• Exercise
Give the listing again character for character, but drop the images.

..............................

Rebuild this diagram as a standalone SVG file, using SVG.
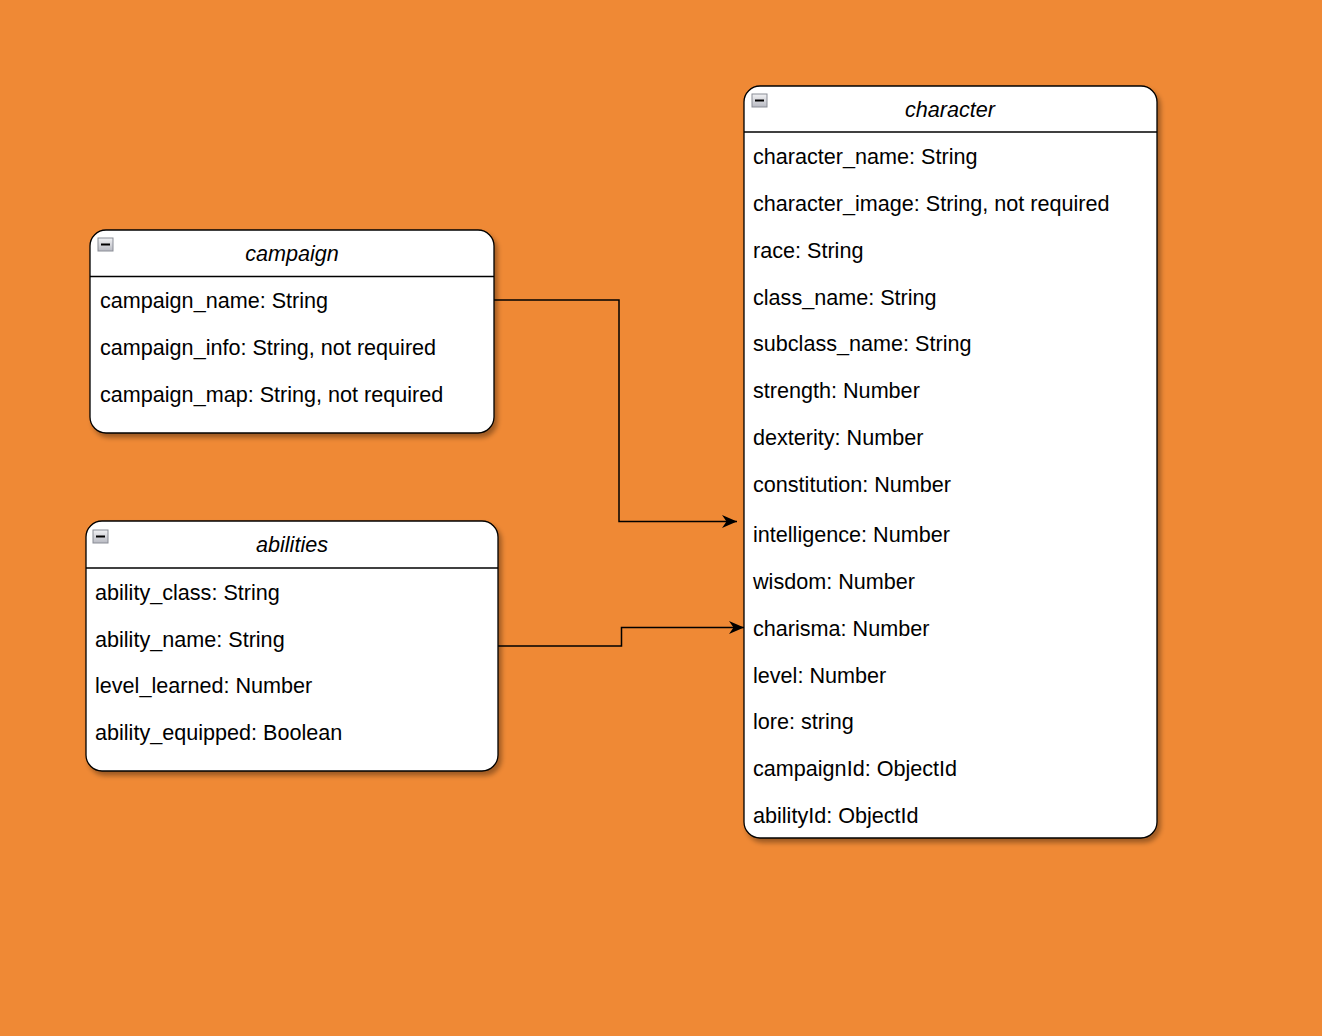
<svg xmlns="http://www.w3.org/2000/svg" width="1322" height="1036" viewBox="0 0 1322 1036">
<style>
.box{fill:#ffffff;stroke:#000000;stroke-width:1.3;filter:url(#sh)}
.sep{stroke:#000000;stroke-width:1.3}
.t{font-family:"Liberation Sans",Arial,sans-serif;font-size:21.6px;fill:#000000}
.h{font-family:"Liberation Sans",Arial,sans-serif;font-size:21.6px;font-style:italic;fill:#000000;text-anchor:middle}
.conn{fill:none;stroke:#000000;stroke-width:1.5}
</style>
<defs>
<filter id="sh" x="-10%" y="-10%" width="120%" height="120%">
<feGaussianBlur in="SourceAlpha" stdDeviation="2.5"/>
<feOffset dx="3" dy="4" result="b"/>
<feComponentTransfer><feFuncA type="linear" slope="0.35"/></feComponentTransfer>
<feMerge><feMergeNode/><feMergeNode in="SourceGraphic"/></feMerge>
</filter>
<linearGradient id="ig" x1="0" y1="0" x2="0" y2="1">
<stop offset="0" stop-color="#f2f2f4"/>
<stop offset="1" stop-color="#b8bac2"/>
</linearGradient>
<g id="icon">
<rect x="0" y="0" width="15" height="13" fill="url(#ig)" stroke="#8a8d96" stroke-width="1"/>
<line x1="3" y1="6.5" x2="12" y2="6.5" stroke="#000" stroke-width="2"/>
</g>
<marker id="arr" markerWidth="16" markerHeight="14" refX="15" refY="7" orient="auto" markerUnits="userSpaceOnUse">
<path d="M0,0.5 L15,7 L0,13.5 L4.5,7 Z" fill="#000"/>
</marker>
</defs>
<rect width="1322" height="1036" fill="#EF8935"/>

<g id="connectors">
<path class="conn" d="M494,300 H619 V521.5 H737" marker-end="url(#arr)"/>
<path class="conn" d="M498,646 H621.5 V627.5 H744" marker-end="url(#arr)"/>
</g>

<g id="campaign">
<rect class="box" x="90" y="230" width="404" height="203" rx="16" ry="16"/>
<line class="sep" x1="90" y1="276.5" x2="494" y2="276.5"/>
<use href="#icon" x="98" y="238"/>
<text class="h" x="292" y="261">campaign</text>
<text class="t" x="100" y="308">campaign_name: String</text>
<text class="t" x="100" y="355">campaign_info: String, not required</text>
<text class="t" x="100" y="402">campaign_map: String, not required</text>
</g>

<g id="abilities">
<rect class="box" x="86" y="521" width="412" height="250" rx="16" ry="16"/>
<line class="sep" x1="86" y1="568" x2="498" y2="568"/>
<use href="#icon" x="93" y="530"/>
<text class="h" x="292" y="552">abilities</text>
<text class="t" x="95" y="600">ability_class: String</text>
<text class="t" x="95" y="647">ability_name: String</text>
<text class="t" x="95" y="693">level_learned: Number</text>
<text class="t" x="95" y="740">ability_equipped: Boolean</text>
</g>

<g id="character">
<rect class="box" x="744" y="86" width="413" height="752" rx="16" ry="16"/>
<line class="sep" x1="744" y1="132" x2="1157" y2="132"/>
<use href="#icon" x="752" y="94"/>
<text class="h" x="950" y="117">character</text>
<text class="t" x="753" y="164">character_name: String</text>
<text class="t" x="753" y="211">character_image: String, not required</text>
<text class="t" x="753" y="258">race: String</text>
<text class="t" x="753" y="305">class_name: String</text>
<text class="t" x="753" y="351">subclass_name: String</text>
<text class="t" x="753" y="398">strength: Number</text>
<text class="t" x="753" y="445">dexterity: Number</text>
<text class="t" x="753" y="492">constitution: Number</text>
<text class="t" x="753" y="542">intelligence: Number</text>
<text class="t" x="753" y="589">wisdom: Number</text>
<text class="t" x="753" y="636">charisma: Number</text>
<text class="t" x="753" y="683">level: Number</text>
<text class="t" x="753" y="729">lore: string</text>
<text class="t" x="753" y="776">campaignId: ObjectId</text>
<text class="t" x="753" y="823">abilityId: ObjectId</text>
</g>
</svg>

..............................

• Response to the task
Rebuild this diagram as a standalone SVG file, using SVG.
<svg xmlns="http://www.w3.org/2000/svg" width="1322" height="1036" viewBox="0 0 1322 1036">
<style>
.box{fill:#ffffff;stroke:#000000;stroke-width:1.3;filter:url(#sh)}
.sep{stroke:#000000;stroke-width:1.3}
.t{font-family:"Liberation Sans",Arial,sans-serif;font-size:21.6px;fill:#000000}
.h{font-family:"Liberation Sans",Arial,sans-serif;font-size:21.6px;font-style:italic;fill:#000000;text-anchor:middle}
.conn{fill:none;stroke:#000000;stroke-width:1.5}
</style>
<defs>
<filter id="sh" x="-10%" y="-10%" width="120%" height="120%">
<feGaussianBlur in="SourceAlpha" stdDeviation="2.5"/>
<feOffset dx="3" dy="4" result="b"/>
<feComponentTransfer><feFuncA type="linear" slope="0.35"/></feComponentTransfer>
<feMerge><feMergeNode/><feMergeNode in="SourceGraphic"/></feMerge>
</filter>
<linearGradient id="ig" x1="0" y1="0" x2="0" y2="1">
<stop offset="0" stop-color="#f2f2f4"/>
<stop offset="1" stop-color="#b8bac2"/>
</linearGradient>
<g id="icon">
<rect x="0" y="0" width="15" height="13" fill="url(#ig)" stroke="#8a8d96" stroke-width="1"/>
<line x1="3" y1="6.5" x2="12" y2="6.5" stroke="#000" stroke-width="2"/>
</g>
<marker id="arr" markerWidth="16" markerHeight="14" refX="15" refY="7" orient="auto" markerUnits="userSpaceOnUse">
<path d="M0,0.5 L15,7 L0,13.5 L4.5,7 Z" fill="#000"/>
</marker>
</defs>
<rect width="1322" height="1036" fill="#EF8935"/>

<g id="connectors">
<path class="conn" d="M494,300 H619 V521.5 H737" marker-end="url(#arr)"/>
<path class="conn" d="M498,646 H621.5 V627.5 H744" marker-end="url(#arr)"/>
</g>

<g id="campaign">
<rect class="box" x="90" y="230" width="404" height="203" rx="16" ry="16"/>
<line class="sep" x1="90" y1="276.5" x2="494" y2="276.5"/>
<use href="#icon" x="98" y="238"/>
<text class="h" x="292" y="261">campaign</text>
<text class="t" x="100" y="308">campaign_name: String</text>
<text class="t" x="100" y="355">campaign_info: String, not required</text>
<text class="t" x="100" y="402">campaign_map: String, not required</text>
</g>

<g id="abilities">
<rect class="box" x="86" y="521" width="412" height="250" rx="16" ry="16"/>
<line class="sep" x1="86" y1="568" x2="498" y2="568"/>
<use href="#icon" x="93" y="530"/>
<text class="h" x="292" y="552">abilities</text>
<text class="t" x="95" y="600">ability_class: String</text>
<text class="t" x="95" y="647">ability_name: String</text>
<text class="t" x="95" y="693">level_learned: Number</text>
<text class="t" x="95" y="740">ability_equipped: Boolean</text>
</g>

<g id="character">
<rect class="box" x="744" y="86" width="413" height="752" rx="16" ry="16"/>
<line class="sep" x1="744" y1="132" x2="1157" y2="132"/>
<use href="#icon" x="752" y="94"/>
<text class="h" x="950" y="117">character</text>
<text class="t" x="753" y="164">character_name: String</text>
<text class="t" x="753" y="211">character_image: String, not required</text>
<text class="t" x="753" y="258">race: String</text>
<text class="t" x="753" y="305">class_name: String</text>
<text class="t" x="753" y="351">subclass_name: String</text>
<text class="t" x="753" y="398">strength: Number</text>
<text class="t" x="753" y="445">dexterity: Number</text>
<text class="t" x="753" y="492">constitution: Number</text>
<text class="t" x="753" y="542">intelligence: Number</text>
<text class="t" x="753" y="589">wisdom: Number</text>
<text class="t" x="753" y="636">charisma: Number</text>
<text class="t" x="753" y="683">level: Number</text>
<text class="t" x="753" y="729">lore: string</text>
<text class="t" x="753" y="776">campaignId: ObjectId</text>
<text class="t" x="753" y="823">abilityId: ObjectId</text>
</g>
</svg>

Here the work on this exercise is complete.